[Exercise prompt]:
Only the lines from the start of the data through the line containing "import pandas as pd" should be written out, exactly as they are, with both ends included and the pictures left out.

################

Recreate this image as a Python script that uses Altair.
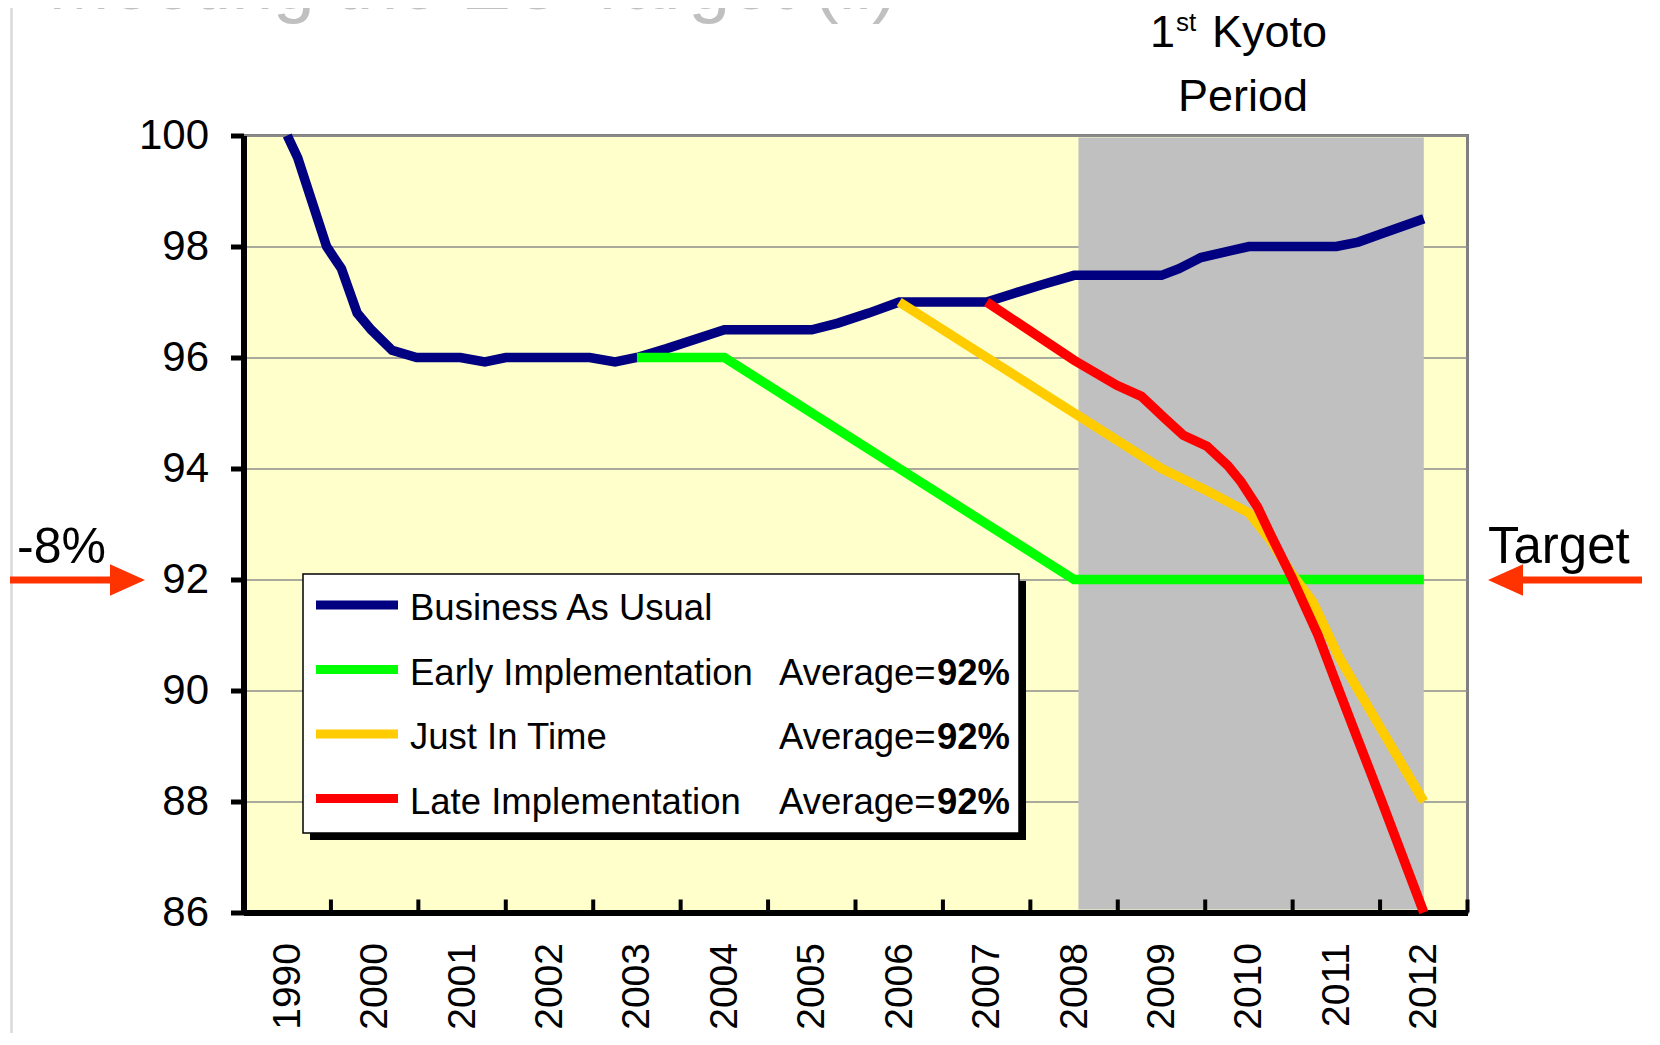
import altair as alt
import pandas as pd

# ---------------- data ----------------
categories = ["1990", "2000", "2001", "2002", "2003", "2004", "2005",
              "2006", "2007", "2008", "2009", "2010", "2011", "2012"]
series_names = ["Business As Usual", "Early Implementation",
                "Just In Time", "Late Implementation"]
series_colors = ["#000080", "#00FF00", "#FFCC00", "#FF0000"]
avg_labels = ["", "92%", "92%", "92%"]
y_ticks = [86, 88, 90, 92, 94, 96, 98, 100]

# positions are category indices (0 = 1990, 1 = 2000, ... 13 = 2012)
bau_pos = [0, 0.12, 0.45, 0.62, 0.80, 0.96, 1.2, 1.48, 1.98, 2.26, 2.5, 3.46,
           3.75, 4.0, 4.34, 5.0, 6.0, 6.3, 6.65, 7.0, 8.0, 8.3, 8.65, 9.0,
           10.0, 10.2, 10.45, 10.72, 11.0, 12.0, 12.25, 12.5, 13.0]
bau_val = [100, 99.6, 98.0, 97.6, 96.8, 96.5, 96.13, 96.0, 96.0, 95.92, 96.0,
           96.0, 95.92, 96.0, 96.16, 96.5, 96.5, 96.62, 96.8, 97.0, 97.0,
           97.15, 97.32, 97.48, 97.48, 97.6, 97.8, 97.9, 98.0, 98.0, 98.08,
           98.22, 98.5]
early_pos = [4, 5, 6, 7, 8, 9, 10, 11, 12, 13]
early_val = [96, 96, 95, 94, 93, 92, 92, 92, 92, 92]
jit_pos = [7, 8, 9, 10, 10.52, 11, 11.25, 11.49, 11.73, 12.03, 13]
jit_val = [97, 96, 95, 94, 93.6, 93.2, 92.7, 92.1, 91.6, 90.6, 88]
late_pos = [8, 9, 9.49, 9.77, 10.04, 10.25, 10.52, 10.76, 10.91, 11.1, 11.25,
            11.49, 11.79, 12.03, 12.25, 12.52, 13.0]
late_val = [97.0, 95.95, 95.5, 95.3, 94.9, 94.6, 94.4, 94.05, 93.76, 93.3,
            92.8, 92.04, 91.0, 90.0, 89.1, 88.0, 86.0]
kyoto_start = 9.05
kyoto_end = 13.0

title_text = "Meeting the EU Target (ii)"
kyoto_one, kyoto_sup, kyoto_word, kyoto_line2 = "1", "st", "Kyoto", "Period"
left_label = "-8%"
right_label = "Target"
avg_prefix = "Average="

# ---------------- layout ----------------
FONT = "Liberation Sans, Arial, sans-serif"
W, H = 1224, 777
PAD_L, PAD_T = 235.5, 127.5
TOTAL_W, TOTAL_H = 1640, 1025
PAD_R = TOTAL_W - PAD_L - W
PAD_B = TOTAL_H - PAD_T - H
ORG_X, ORG_Y = 8 + PAD_L, 8 + PAD_T


def rx(px):
    return px - ORG_X


def ry(py):
    return py - ORG_Y


one = pd.DataFrame({"k": [0]})

rows = []
for name, pos, val in zip(series_names,
                          [bau_pos, early_pos, jit_pos, late_pos],
                          [bau_val, early_val, jit_val, late_val]):
    for p, v in zip(pos, val):
        rows.append({"x": p, "y": v, "series": name})
df = pd.DataFrame(rows)

x_scale = alt.Scale(domain=[-0.5, len(categories) - 0.5], nice=False, zero=False)
y_scale = alt.Scale(domain=[86, 100], nice=False, zero=False)

label_expr = "[" + ",".join("'" + c + "'" for c in categories) + "][datum.value]"
x_axis = alt.Axis(values=list(range(len(categories))), labelExpr=label_expr,
                  labelAngle=270, labelAlign="right", labelBaseline="middle",
                  labelFontSize=39, labelFont=FONT, labelColor="black",
                  labelPadding=30, ticks=False, tickSize=0,
                  domainColor="black", domainWidth=6, grid=False,
                  labelOverlap=False, labelFlush=False, title=None)
y_axis = alt.Axis(values=y_ticks, labelFontSize=42, labelFont=FONT,
                  labelColor="black", labelPadding=22, tickSize=13,
                  tickWidth=5, tickColor="black", domainColor="black",
                  domainWidth=6, gridColor="#8C8C8C", gridWidth=1.5,
                  labelOverlap=False, labelFlush=False, title=None)

layers = []

# Kyoto band
band_df = pd.DataFrame({"start": [kyoto_start], "end": [kyoto_end]})
layers.append(
    alt.Chart(band_df).mark_rect(color="#C0C0C0").encode(
        x=alt.X("start:Q", scale=x_scale, axis=x_axis, title=None),
        x2="end:Q",
        y=alt.value(2), y2=alt.value(H - 3))
)

# inward x ticks at category boundaries
tick_df = pd.DataFrame({"b": [k + 0.5 for k in range(len(categories))]})
layers.append(
    alt.Chart(tick_df).mark_rule(color="black", strokeWidth=4).encode(
        x=alt.X("b:Q", scale=x_scale, axis=x_axis, title=None),
        y=alt.value(H - 13), y2=alt.value(H))
)

# lines
layers.append(
    alt.Chart(df).mark_line(strokeWidth=9.5, strokeCap="butt",
                            strokeJoin="miter").encode(
        x=alt.X("x:Q", scale=x_scale, axis=x_axis, title=None),
        y=alt.Y("y:Q", scale=y_scale, axis=y_axis, title=None),
        color=alt.Color("series:N",
                        scale=alt.Scale(domain=series_names, range=series_colors),
                        legend=None),
        detail="series:N")
)

# legend (drawn manually)
LX0, LX1, LY0, LY1 = 303, 1019, 574, 833
LFS = 36.5
layers.append(alt.Chart(one).mark_rect(color="black").encode(
    x=alt.value(rx(LX0 + 7)), x2=alt.value(rx(LX1 + 7)),
    y=alt.value(ry(LY0 + 7)), y2=alt.value(ry(LY1 + 7))))
layers.append(alt.Chart(one).mark_rect(fill="white", stroke="black",
                                       strokeWidth=1.5).encode(
    x=alt.value(rx(LX0)), x2=alt.value(rx(LX1)),
    y=alt.value(ry(LY0)), y2=alt.value(ry(LY1))))
for k, (name, col, avg) in enumerate(zip(series_names, series_colors, avg_labels)):
    cy = 605 + 64.5 * k
    base = 620 + 64.5 * k
    layers.append(alt.Chart(one).mark_rule(color=col, strokeWidth=9,
                                           strokeCap="butt").encode(
        x=alt.value(rx(316)), x2=alt.value(rx(398)), y=alt.value(ry(cy))))
    layers.append(alt.Chart(one).mark_text(text=name, font=FONT, fontSize=LFS,
                                           align="left", baseline="alphabetic",
                                           color="black").encode(
        x=alt.value(rx(410)), y=alt.value(ry(base))))
    if avg:
        layers.append(alt.Chart(one).mark_text(text=avg_prefix, font=FONT,
                                               fontSize=LFS, align="left",
                                               baseline="alphabetic",
                                               color="black").encode(
            x=alt.value(rx(779)), y=alt.value(ry(base))))
        layers.append(alt.Chart(one).mark_text(text=avg, font=FONT,
                                               fontSize=LFS, fontWeight="bold",
                                               align="left",
                                               baseline="alphabetic",
                                               color="black").encode(
            x=alt.value(rx(937)), y=alt.value(ry(base))))


def text_layer(txt, px, py, size, color="black", align="left", weight="normal"):
    return alt.Chart(one).mark_text(text=txt, font=FONT, fontSize=size,
                                    align=align, baseline="alphabetic",
                                    color=color, fontWeight=weight).encode(
        x=alt.value(rx(px)), y=alt.value(ry(py)))


# faded slide title (cut off at top)
layers.append(text_layer(title_text, 48, 9, 75, color="#C0C0C0"))
# thin slide edge line
layers.append(alt.Chart(one).mark_rule(color="#D9D9D9", strokeWidth=2.5).encode(
    x=alt.value(rx(11.5)), y=alt.value(-PAD_T), y2=alt.value(H + PAD_B)))

# Kyoto annotation
layers.append(text_layer(kyoto_one, 1150, 47, 45))
layers.append(text_layer(kyoto_sup, 1176, 31, 26))
layers.append(text_layer(kyoto_word, 1212, 47, 45))
layers.append(text_layer(kyoto_line2, 1243, 111, 45, align="center"))

# -8% and Target annotations with arrows
ARROW = "#FF3300"
layers.append(text_layer(left_label, 17, 563, 50))
layers.append(text_layer(right_label, 1488, 563, 51))
layers.append(alt.Chart(one).mark_rule(color=ARROW, strokeWidth=7).encode(
    x=alt.value(rx(10)), x2=alt.value(rx(115)), y=alt.value(ry(580))))
layers.append(alt.Chart(one).mark_point(shape="M -1 -0.9 L 1 0 L -1 0.9 Z",
                                        filled=True, size=1225, color=ARROW,
                                        opacity=1, strokeWidth=0).encode(
    x=alt.value(rx(127.5)), y=alt.value(ry(580))))
layers.append(alt.Chart(one).mark_rule(color=ARROW, strokeWidth=7).encode(
    x=alt.value(rx(1518)), x2=alt.value(rx(1642)), y=alt.value(ry(580))))
layers.append(alt.Chart(one).mark_point(shape="M 1 -0.9 L -1 0 L 1 0.9 Z",
                                        filled=True, size=1225, color=ARROW,
                                        opacity=1, strokeWidth=0).encode(
    x=alt.value(rx(1505.5)), y=alt.value(ry(580))))

chart = alt.layer(*layers).properties(
    width=W, height=H,
    autosize=alt.AutoSizeParams(type="none"),
    padding={"left": PAD_L, "top": PAD_T, "right": PAD_R, "bottom": PAD_B},
).configure(background="white").configure_view(
    fill="#FFFFCC", stroke="#808080", strokeWidth=3)

chart.save("out.html", embed_options={"renderer": "svg", "actions": False})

################

[Exercise output]:
Recreate this image as a Python script that uses Altair.
import altair as alt
import pandas as pd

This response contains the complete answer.